What the task requires
Copy out the lines that include the word "this".

Given data
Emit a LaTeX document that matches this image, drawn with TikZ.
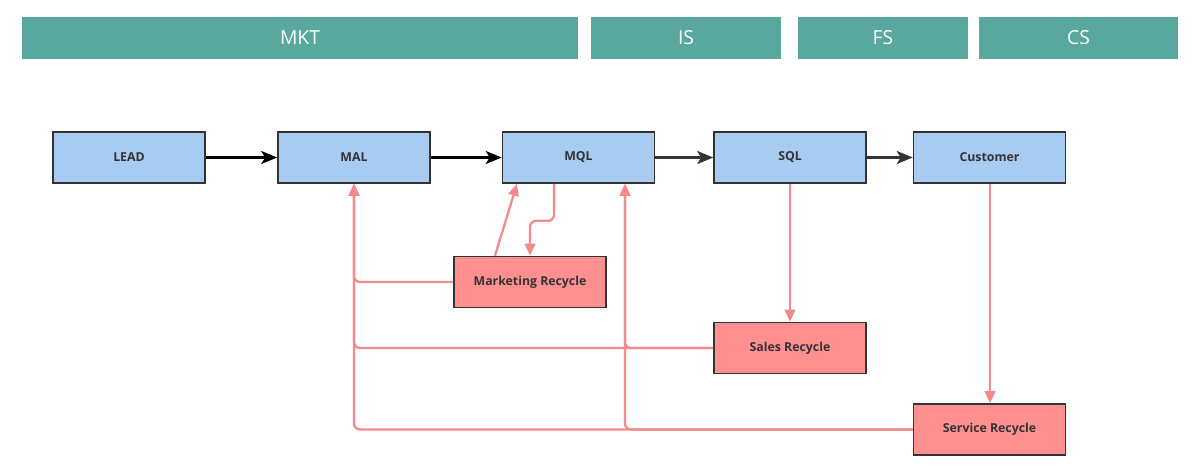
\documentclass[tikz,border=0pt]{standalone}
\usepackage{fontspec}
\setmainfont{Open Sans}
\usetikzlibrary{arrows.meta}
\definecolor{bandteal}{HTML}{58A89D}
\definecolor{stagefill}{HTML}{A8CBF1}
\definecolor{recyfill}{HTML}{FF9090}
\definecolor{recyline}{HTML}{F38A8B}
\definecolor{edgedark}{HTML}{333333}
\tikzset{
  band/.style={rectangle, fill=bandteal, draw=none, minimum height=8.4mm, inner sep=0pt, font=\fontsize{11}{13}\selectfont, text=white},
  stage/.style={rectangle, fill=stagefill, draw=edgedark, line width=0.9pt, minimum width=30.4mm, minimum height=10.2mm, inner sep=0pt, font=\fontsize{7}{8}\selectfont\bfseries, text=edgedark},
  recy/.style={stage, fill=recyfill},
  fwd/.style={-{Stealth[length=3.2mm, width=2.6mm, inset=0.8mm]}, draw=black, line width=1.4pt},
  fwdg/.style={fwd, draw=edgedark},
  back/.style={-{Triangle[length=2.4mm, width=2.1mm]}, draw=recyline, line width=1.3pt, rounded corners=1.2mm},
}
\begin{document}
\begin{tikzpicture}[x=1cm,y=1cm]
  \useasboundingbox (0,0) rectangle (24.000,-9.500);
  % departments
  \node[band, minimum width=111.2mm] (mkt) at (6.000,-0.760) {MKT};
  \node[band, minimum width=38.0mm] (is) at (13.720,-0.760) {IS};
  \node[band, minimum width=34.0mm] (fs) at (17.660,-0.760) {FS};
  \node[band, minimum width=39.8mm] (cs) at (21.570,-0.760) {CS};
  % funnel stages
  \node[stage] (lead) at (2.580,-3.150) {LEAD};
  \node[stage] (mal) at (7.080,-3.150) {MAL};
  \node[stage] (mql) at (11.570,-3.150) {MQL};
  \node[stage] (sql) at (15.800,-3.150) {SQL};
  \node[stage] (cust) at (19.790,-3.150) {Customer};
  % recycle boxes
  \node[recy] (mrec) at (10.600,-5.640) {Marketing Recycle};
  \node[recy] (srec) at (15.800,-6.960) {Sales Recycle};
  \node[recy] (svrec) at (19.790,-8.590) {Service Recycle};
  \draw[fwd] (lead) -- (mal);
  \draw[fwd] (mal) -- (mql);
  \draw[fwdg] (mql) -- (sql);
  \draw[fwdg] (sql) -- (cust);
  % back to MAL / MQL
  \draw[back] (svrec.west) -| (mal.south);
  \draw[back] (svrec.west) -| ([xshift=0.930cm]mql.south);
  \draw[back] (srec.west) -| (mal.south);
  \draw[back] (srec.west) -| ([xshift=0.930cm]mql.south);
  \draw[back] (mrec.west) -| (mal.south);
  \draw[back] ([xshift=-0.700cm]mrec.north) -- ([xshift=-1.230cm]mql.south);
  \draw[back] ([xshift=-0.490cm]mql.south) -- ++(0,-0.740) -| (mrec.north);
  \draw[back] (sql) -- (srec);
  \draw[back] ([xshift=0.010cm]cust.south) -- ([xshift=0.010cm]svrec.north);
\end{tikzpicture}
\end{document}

--

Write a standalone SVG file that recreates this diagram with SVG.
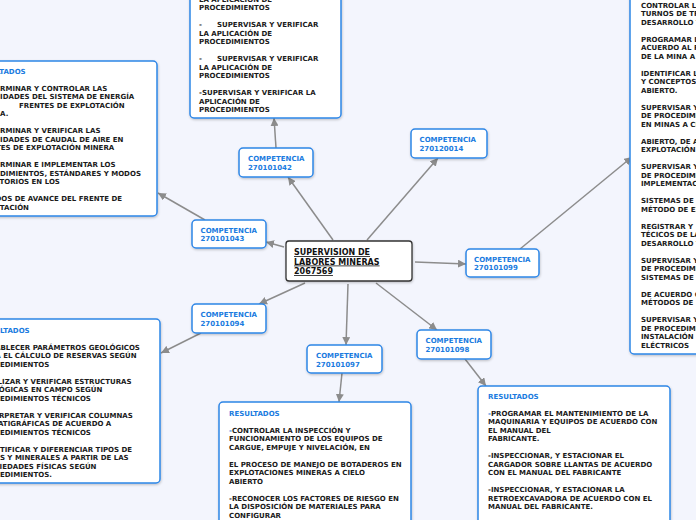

Worked answer
Emit a LaTeX document that matches this image, drawn with TikZ.
Write a standalone SVG file that recreates this diagram with SVG.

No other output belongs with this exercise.